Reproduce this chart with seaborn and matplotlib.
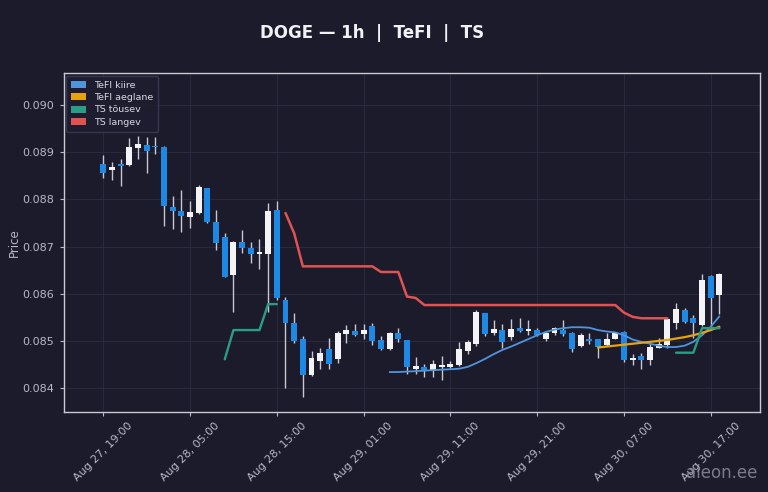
import numpy as np
import pandas as pd
import matplotlib
matplotlib.use("Agg")
import matplotlib.pyplot as plt
import matplotlib.dates as mdates
from matplotlib.patches import Patch
import seaborn as sns

# ---------------- data ----------------
start_time = "2025-08-27 19:00"
n_candles = 72

opens = [0.08875, 0.08863, 0.08874, 0.08872, 0.08909, 0.08915, 0.08913, 0.08911, 0.08784, 0.08776,
         0.08763, 0.08770, 0.08823, 0.08753, 0.08720, 0.08640, 0.08710, 0.08696, 0.08685, 0.08685,
         0.08778, 0.08586, 0.08539, 0.08504, 0.08427, 0.08458, 0.08482, 0.08461, 0.08515, 0.08520,
         0.08515, 0.08531, 0.08501, 0.08482, 0.08517, 0.08501, 0.08441, 0.08445, 0.08437, 0.08444,
         0.08445, 0.08448, 0.08478, 0.08494, 0.08559, 0.08517, 0.08524, 0.08508, 0.08528, 0.08521,
         0.08524, 0.08503, 0.08516, 0.08524, 0.08516, 0.08489, 0.08504, 0.08503, 0.08491, 0.08505,
         0.08519, 0.08459, 0.08467, 0.08459, 0.08486, 0.08491, 0.08537, 0.08566, 0.08549, 0.08533,
         0.08637, 0.08597]
highs = [0.08894, 0.08880, 0.08886, 0.08930, 0.08935, 0.08931, 0.08931, 0.08912, 0.08808, 0.08820,
         0.08797, 0.08831, 0.08824, 0.08778, 0.08729, 0.08712, 0.08734, 0.08710, 0.08715, 0.08792,
         0.08797, 0.08593, 0.08559, 0.08510, 0.08478, 0.08484, 0.08506, 0.08521, 0.08533, 0.08535,
         0.08535, 0.08537, 0.08511, 0.08519, 0.08528, 0.08502, 0.08465, 0.08451, 0.08459, 0.08468,
         0.08457, 0.08498, 0.08501, 0.08566, 0.08560, 0.08545, 0.08535, 0.08547, 0.08549, 0.08545,
         0.08527, 0.08519, 0.08530, 0.08545, 0.08519, 0.08517, 0.08517, 0.08504, 0.08516, 0.08519,
         0.08520, 0.08472, 0.08474, 0.08494, 0.08507, 0.08549, 0.08580, 0.08570, 0.08554, 0.08642,
         0.08639, 0.08644]
lows = [0.08846, 0.08840, 0.08829, 0.08870, 0.08886, 0.08855, 0.08897, 0.08744, 0.08738, 0.08730,
        0.08740, 0.08769, 0.08750, 0.08692, 0.08635, 0.08561, 0.08686, 0.08665, 0.08653, 0.08561,
        0.08587, 0.08400, 0.08496, 0.08382, 0.08426, 0.08440, 0.08440, 0.08453, 0.08496, 0.08510,
        0.08503, 0.08491, 0.08480, 0.08480, 0.08498, 0.08430, 0.08430, 0.08423, 0.08423, 0.08418,
        0.08442, 0.08447, 0.08473, 0.08489, 0.08510, 0.08512, 0.08484, 0.08501, 0.08519, 0.08512,
        0.08511, 0.08500, 0.08512, 0.08510, 0.08477, 0.08488, 0.08493, 0.08463, 0.08490, 0.08504,
        0.08456, 0.08449, 0.08440, 0.08449, 0.08484, 0.08486, 0.08526, 0.08538, 0.08507, 0.08532,
        0.08523, 0.08558]
closes = [0.08856, 0.08868, 0.08871, 0.08910, 0.08918, 0.08903, 0.08910, 0.08786, 0.08775, 0.08764,
          0.08773, 0.08827, 0.08751, 0.08708, 0.08636, 0.08709, 0.08697, 0.08685, 0.08689, 0.08775,
          0.08590, 0.08537, 0.08499, 0.08427, 0.08463, 0.08475, 0.08451, 0.08516, 0.08523, 0.08512,
          0.08523, 0.08500, 0.08482, 0.08517, 0.08503, 0.08445, 0.08446, 0.08437, 0.08452, 0.08449,
          0.08451, 0.08482, 0.08498, 0.08561, 0.08515, 0.08526, 0.08498, 0.08526, 0.08521, 0.08525,
          0.08513, 0.08516, 0.08528, 0.08514, 0.08482, 0.08513, 0.08500, 0.08487, 0.08505, 0.08516,
          0.08460, 0.08463, 0.08459, 0.08487, 0.08494, 0.08547, 0.08568, 0.08540, 0.08537, 0.08630,
          0.08590, 0.08642]

N = None
tefi_fast = [N] * 33 + [0.08434, 0.08434, 0.08435, 0.08436, 0.08437, 0.08438, 0.08439, 0.08440,
                        0.08441, 0.08445, 0.08453, 0.08462, 0.08472, 0.08481, 0.08488, 0.08496,
                        0.08504, 0.08512, 0.08519, 0.08524, 0.08527, 0.08529, 0.08529, 0.08528,
                        0.08523, 0.08520, 0.08518, 0.08512, 0.08503, 0.08498, 0.08494, 0.08490,
                        0.08487, 0.08487, 0.08490, 0.08498, 0.08512, 0.08530, 0.08552]
tefi_slow = [N] * 57 + [0.08486, 0.08488, 0.08490, 0.08492, 0.08494, 0.08496, 0.08498, 0.08500,
                        0.08502, 0.08505, 0.08508, 0.08512, 0.08517, 0.08523, 0.08530]
ts_up = ([N] * 14 + [0.08461, 0.08523, 0.08523, 0.08523, 0.08523, 0.08578, 0.08578]
         + [N] * 45 + [0.08475, 0.08475, 0.08475, 0.08527, 0.08527, 0.08527])
ts_down = ([N] * 21 + [0.08771, 0.08728] + [0.08658] * 9 + [0.08646] * 3 + [0.08594, 0.08591]
           + [0.08576] * 23 + [0.08560, 0.08551, 0.08548, 0.08548, 0.08548, 0.08548] + [N] * 6)

series_names = ["TeFI kiire", "TeFI aeglane", "TS tõusev", "TS langev"]
series_colors = ["#4f94dc", "#e8a20c", "#2a9d84", "#e05353"]

# ---------------- styling ----------------
BG = "#1b1b2c"
sns.set_theme(style="darkgrid")
plt.rcParams.update({
    "figure.facecolor": BG,
    "axes.facecolor": BG,
    "axes.edgecolor": "#c9c9d4",
    "axes.linewidth": 1.0,
    "grid.color": "#2b2b42",
    "grid.linewidth": 0.6,
    "text.color": "#e6e6ee",
    "axes.labelcolor": "#b8b8c6",
    "xtick.color": "#b8b8c6",
    "ytick.color": "#b8b8c6",
    "xtick.bottom": True,
    "ytick.left": True,
})
plt.rcParams["font.family"] = ["DejaVu Sans"]

times = pd.date_range(start_time, periods=n_candles, freq="h")
df = pd.DataFrame({"time": times, "open": opens, "high": highs, "low": lows, "close": closes})

fig = plt.figure(figsize=(7.68, 4.92), dpi=100)
ax = fig.add_axes([0.0827, 0.1632, 0.9069, 0.6878])

# candles
up = df["close"] >= df["open"]
body_colors = np.where(up, "#f4f4f6", "#1e88e5")
body_bottom = df[["open", "close"]].min(axis=1)
body_height = (df["close"] - df["open"]).abs().clip(lower=0.000035)
ax.vlines(df["time"], df["low"], df["high"], color="#c8c8d2", linewidth=1.0, zorder=2)
ax.bar(df["time"], body_height, bottom=body_bottom, width=0.68 / 24,
       color=body_colors, linewidth=0, zorder=3)

# indicator lines
for name, vals, col, lw in zip(series_names, [tefi_fast, tefi_slow, ts_up, ts_down],
                               series_colors, [1.3, 1.6, 1.7, 1.8]):
    s = pd.Series(vals, dtype="float64")
    seg = s.isna().cumsum()
    ldf = pd.DataFrame({"time": times, "val": s, "seg": seg}).dropna()
    sns.lineplot(data=ldf, x="time", y="val", units="seg", estimator=None,
                 color=col, linewidth=lw, ax=ax, zorder=4, legend=False)

# axes limits & ticks
step = pd.Timedelta(hours=1)
ax.set_xlim(times[0] - 4.58 * step, times[-1] + 4.68 * step)
ax.set_ylim(0.08350, 0.09067)
ax.set_yticks(np.arange(0.084, 0.0905, 0.001))
ax.yaxis.set_major_formatter(matplotlib.ticker.FormatStrFormatter("%.3f"))
ax.set_xticks(times[::10])
ax.xaxis.set_major_formatter(mdates.DateFormatter("%b %d, %H:%M"))
ax.tick_params(axis="both", labelsize=8, length=3, width=0.8, colors="#b8b8c6")
plt.setp(ax.get_xticklabels(), rotation=45, ha="center")
ax.set_xlabel("")
ax.set_ylabel("Price", fontsize=8.5, labelpad=1.5)
for sp in ax.spines.values():
    sp.set_visible(True)
    sp.set_color("#c9c9d4")

handles = [Patch(facecolor=c, edgecolor="none", label=n) for n, c in zip(series_names, series_colors)]
leg = ax.legend(handles=handles, loc="upper left", fontsize=6.8, frameon=True,
                facecolor="#1e1e30", edgecolor="#3a3a52", framealpha=0.9,
                handlelength=1.6, handleheight=0.8, borderpad=0.5, labelspacing=0.35,
                bbox_to_anchor=(0.0, 1.0), borderaxespad=0.3)
for t in leg.get_texts():
    t.set_color("#d8d8e2")

fig.text(0.485, 0.933, "DOGE — 1h  |  TeFI  |  TS", ha="center", va="center",
         fontsize=12, fontweight="bold", color="#f2f2f6")
fig.text(0.986, 0.038, "aieon.ee", ha="right", va="center", fontsize=12,
         color="#8c8c9c", alpha=0.85)

fig.savefig("out.png", dpi=100, facecolor=BG)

**********

## [WORK INSTRUCTIONS]
Go from the first line of the data above to the line containing "n_candles = 72" and retype exactly those lines, both included, but none of the pictures.

## [OUTPUT FOR THIS TASK]
Reproduce this chart with seaborn and matplotlib.
import numpy as np
import pandas as pd
import matplotlib
matplotlib.use("Agg")
import matplotlib.pyplot as plt
import matplotlib.dates as mdates
from matplotlib.patches import Patch
import seaborn as sns

# ---------------- data ----------------
start_time = "2025-08-27 19:00"
n_candles = 72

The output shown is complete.